= REQUEST =
Leave out all pictures. Return exactly the lines from the top of the material through the line containing "import seaborn as sns".

(Records excerpted from a collection)
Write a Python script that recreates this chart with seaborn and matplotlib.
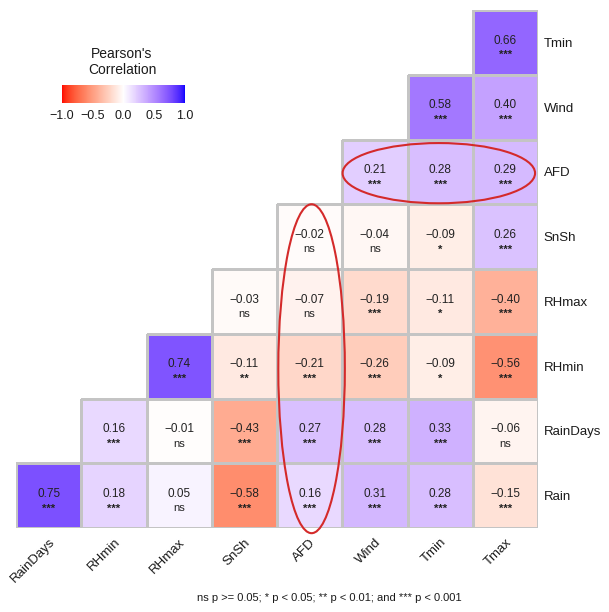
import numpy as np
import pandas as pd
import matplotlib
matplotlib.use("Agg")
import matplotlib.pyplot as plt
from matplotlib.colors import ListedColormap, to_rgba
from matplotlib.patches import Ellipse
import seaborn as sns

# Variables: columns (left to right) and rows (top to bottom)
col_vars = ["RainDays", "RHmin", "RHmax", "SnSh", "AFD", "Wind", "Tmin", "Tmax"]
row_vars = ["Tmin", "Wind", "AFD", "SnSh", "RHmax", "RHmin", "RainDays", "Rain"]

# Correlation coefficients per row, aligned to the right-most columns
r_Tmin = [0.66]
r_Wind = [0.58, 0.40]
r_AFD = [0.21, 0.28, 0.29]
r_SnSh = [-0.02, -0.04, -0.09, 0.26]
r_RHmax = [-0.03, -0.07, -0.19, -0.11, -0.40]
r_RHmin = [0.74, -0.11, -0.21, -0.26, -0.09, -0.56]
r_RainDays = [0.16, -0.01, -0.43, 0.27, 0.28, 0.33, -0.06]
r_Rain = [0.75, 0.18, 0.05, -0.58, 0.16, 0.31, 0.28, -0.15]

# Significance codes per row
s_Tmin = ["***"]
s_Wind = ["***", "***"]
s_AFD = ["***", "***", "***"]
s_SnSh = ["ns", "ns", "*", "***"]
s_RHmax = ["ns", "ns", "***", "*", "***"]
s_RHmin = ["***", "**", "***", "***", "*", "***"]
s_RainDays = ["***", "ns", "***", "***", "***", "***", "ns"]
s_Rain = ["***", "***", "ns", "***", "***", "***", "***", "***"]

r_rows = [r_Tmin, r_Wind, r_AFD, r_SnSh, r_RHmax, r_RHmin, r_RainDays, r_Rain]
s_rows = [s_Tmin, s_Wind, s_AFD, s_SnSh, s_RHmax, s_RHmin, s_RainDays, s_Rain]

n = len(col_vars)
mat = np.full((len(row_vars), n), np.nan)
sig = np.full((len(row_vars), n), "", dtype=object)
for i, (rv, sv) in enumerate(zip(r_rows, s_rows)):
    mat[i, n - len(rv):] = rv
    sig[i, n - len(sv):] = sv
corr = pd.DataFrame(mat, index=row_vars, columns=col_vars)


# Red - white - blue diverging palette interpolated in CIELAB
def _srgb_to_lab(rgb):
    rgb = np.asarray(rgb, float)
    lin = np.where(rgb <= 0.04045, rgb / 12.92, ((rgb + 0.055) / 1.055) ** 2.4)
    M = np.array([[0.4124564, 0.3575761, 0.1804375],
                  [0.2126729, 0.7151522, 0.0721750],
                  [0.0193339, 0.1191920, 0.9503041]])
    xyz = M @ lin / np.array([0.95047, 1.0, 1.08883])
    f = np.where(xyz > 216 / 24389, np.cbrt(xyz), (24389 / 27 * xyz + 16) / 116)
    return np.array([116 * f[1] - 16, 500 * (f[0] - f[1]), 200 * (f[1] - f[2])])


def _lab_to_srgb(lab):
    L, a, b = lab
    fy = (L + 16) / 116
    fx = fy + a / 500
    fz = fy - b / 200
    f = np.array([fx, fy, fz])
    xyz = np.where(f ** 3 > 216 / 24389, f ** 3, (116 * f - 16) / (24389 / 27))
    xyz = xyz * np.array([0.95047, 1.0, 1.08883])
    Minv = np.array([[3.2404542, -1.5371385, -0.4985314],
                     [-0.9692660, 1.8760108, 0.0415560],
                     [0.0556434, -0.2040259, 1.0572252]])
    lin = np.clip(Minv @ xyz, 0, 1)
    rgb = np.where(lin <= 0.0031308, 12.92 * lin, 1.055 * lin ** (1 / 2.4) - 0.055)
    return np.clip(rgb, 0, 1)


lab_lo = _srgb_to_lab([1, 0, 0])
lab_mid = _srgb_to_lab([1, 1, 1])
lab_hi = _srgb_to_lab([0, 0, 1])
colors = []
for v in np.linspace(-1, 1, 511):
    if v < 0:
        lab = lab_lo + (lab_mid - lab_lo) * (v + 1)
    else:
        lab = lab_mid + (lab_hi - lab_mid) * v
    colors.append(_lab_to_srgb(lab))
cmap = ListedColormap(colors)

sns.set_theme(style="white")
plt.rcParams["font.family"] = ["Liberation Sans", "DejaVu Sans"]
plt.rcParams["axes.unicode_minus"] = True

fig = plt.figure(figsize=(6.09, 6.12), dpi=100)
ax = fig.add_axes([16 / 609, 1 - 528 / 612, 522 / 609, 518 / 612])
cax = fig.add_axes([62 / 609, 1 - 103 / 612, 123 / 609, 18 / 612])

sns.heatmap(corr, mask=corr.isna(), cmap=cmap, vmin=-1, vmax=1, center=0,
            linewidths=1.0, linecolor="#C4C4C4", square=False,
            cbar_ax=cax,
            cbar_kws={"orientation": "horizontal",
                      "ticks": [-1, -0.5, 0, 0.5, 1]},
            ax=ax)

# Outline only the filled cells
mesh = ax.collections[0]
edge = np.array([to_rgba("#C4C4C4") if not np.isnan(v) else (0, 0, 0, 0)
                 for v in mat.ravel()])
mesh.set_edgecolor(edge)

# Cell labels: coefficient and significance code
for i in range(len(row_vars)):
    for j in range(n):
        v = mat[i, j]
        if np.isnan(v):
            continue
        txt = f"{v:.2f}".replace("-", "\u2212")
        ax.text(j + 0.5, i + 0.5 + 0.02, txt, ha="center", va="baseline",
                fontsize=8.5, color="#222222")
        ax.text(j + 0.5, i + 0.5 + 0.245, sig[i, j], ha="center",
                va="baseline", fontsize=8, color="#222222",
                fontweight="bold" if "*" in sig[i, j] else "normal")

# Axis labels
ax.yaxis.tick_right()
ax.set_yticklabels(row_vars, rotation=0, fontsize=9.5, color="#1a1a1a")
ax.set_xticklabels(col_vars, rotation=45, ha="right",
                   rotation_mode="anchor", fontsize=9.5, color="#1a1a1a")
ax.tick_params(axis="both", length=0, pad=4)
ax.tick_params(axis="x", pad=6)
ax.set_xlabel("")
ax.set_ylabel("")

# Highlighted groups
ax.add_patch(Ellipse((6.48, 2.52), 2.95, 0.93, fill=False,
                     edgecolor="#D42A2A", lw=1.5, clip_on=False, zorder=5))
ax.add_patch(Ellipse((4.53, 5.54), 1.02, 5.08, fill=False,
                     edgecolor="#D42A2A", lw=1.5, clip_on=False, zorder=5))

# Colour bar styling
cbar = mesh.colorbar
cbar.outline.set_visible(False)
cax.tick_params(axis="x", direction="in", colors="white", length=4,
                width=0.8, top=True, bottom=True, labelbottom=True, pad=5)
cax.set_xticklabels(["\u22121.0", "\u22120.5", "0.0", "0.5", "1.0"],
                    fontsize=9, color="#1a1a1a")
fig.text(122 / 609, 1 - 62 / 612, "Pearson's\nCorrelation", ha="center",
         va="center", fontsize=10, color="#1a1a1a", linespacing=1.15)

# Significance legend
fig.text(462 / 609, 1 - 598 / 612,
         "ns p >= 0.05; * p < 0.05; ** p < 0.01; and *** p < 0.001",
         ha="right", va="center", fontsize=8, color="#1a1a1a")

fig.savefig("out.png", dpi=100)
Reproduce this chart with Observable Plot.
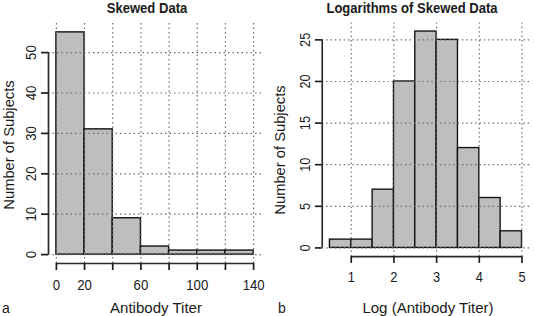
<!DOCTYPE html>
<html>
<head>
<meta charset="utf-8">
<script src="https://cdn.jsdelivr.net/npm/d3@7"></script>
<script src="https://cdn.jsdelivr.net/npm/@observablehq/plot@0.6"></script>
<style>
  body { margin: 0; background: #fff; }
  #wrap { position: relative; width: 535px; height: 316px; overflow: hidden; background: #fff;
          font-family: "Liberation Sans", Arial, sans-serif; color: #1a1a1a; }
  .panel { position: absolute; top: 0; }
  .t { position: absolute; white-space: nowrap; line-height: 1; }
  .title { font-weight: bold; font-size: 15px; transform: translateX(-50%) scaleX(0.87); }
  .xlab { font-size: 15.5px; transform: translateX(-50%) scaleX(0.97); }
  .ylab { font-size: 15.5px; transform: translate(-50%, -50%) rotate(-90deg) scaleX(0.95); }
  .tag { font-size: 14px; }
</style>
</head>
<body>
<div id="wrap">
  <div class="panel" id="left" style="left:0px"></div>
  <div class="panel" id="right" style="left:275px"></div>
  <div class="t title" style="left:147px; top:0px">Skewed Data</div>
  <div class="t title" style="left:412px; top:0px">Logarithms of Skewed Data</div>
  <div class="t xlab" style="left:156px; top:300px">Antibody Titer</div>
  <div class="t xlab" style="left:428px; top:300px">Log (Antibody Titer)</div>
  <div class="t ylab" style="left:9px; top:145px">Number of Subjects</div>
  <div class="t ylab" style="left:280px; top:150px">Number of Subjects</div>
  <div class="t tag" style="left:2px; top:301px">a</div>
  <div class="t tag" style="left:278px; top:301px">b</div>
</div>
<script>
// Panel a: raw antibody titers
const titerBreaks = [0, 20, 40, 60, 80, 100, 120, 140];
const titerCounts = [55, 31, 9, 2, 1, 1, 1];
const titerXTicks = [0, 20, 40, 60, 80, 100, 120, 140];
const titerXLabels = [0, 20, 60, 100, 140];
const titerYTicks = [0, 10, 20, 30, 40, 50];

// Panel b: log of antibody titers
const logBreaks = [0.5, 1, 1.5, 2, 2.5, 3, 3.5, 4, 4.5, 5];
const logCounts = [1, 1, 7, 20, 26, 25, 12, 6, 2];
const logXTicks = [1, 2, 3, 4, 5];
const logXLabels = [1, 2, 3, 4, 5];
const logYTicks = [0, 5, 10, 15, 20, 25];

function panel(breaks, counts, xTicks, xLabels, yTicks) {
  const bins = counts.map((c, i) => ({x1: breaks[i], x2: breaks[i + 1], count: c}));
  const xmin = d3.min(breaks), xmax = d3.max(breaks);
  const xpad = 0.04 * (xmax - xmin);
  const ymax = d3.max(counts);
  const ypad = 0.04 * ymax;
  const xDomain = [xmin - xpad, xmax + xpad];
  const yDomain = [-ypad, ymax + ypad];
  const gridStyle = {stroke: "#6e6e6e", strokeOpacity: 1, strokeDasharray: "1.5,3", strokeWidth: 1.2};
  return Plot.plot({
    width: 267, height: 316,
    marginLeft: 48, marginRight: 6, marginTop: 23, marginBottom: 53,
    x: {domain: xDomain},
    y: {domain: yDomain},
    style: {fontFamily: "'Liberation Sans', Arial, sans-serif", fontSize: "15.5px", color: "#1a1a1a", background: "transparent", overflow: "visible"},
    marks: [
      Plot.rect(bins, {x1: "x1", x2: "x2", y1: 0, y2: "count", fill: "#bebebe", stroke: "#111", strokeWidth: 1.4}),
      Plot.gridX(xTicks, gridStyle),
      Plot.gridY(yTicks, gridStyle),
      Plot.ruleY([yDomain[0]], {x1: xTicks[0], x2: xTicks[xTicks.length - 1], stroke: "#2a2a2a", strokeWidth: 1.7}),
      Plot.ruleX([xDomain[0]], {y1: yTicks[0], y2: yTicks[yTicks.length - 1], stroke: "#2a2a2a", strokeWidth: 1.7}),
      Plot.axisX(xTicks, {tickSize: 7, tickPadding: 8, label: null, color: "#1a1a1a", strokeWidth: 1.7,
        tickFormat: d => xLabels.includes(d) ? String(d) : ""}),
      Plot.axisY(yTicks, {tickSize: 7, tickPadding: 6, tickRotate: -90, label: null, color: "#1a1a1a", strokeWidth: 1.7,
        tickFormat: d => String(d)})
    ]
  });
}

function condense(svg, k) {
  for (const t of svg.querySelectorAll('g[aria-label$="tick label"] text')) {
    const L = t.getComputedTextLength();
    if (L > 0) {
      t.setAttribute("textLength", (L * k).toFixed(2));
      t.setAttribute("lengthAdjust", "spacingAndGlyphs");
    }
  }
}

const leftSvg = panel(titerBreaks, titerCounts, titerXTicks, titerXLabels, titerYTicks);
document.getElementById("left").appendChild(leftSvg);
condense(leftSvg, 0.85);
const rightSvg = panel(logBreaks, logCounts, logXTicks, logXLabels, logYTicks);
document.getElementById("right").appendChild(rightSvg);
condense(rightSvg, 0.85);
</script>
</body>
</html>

= TASK ANSWER =
Write a Python script that recreates this chart with seaborn and matplotlib.
import numpy as np
import pandas as pd
import matplotlib
matplotlib.use("Agg")
import matplotlib.pyplot as plt
from matplotlib.colors import ListedColormap, to_rgba
from matplotlib.patches import Ellipse
import seaborn as sns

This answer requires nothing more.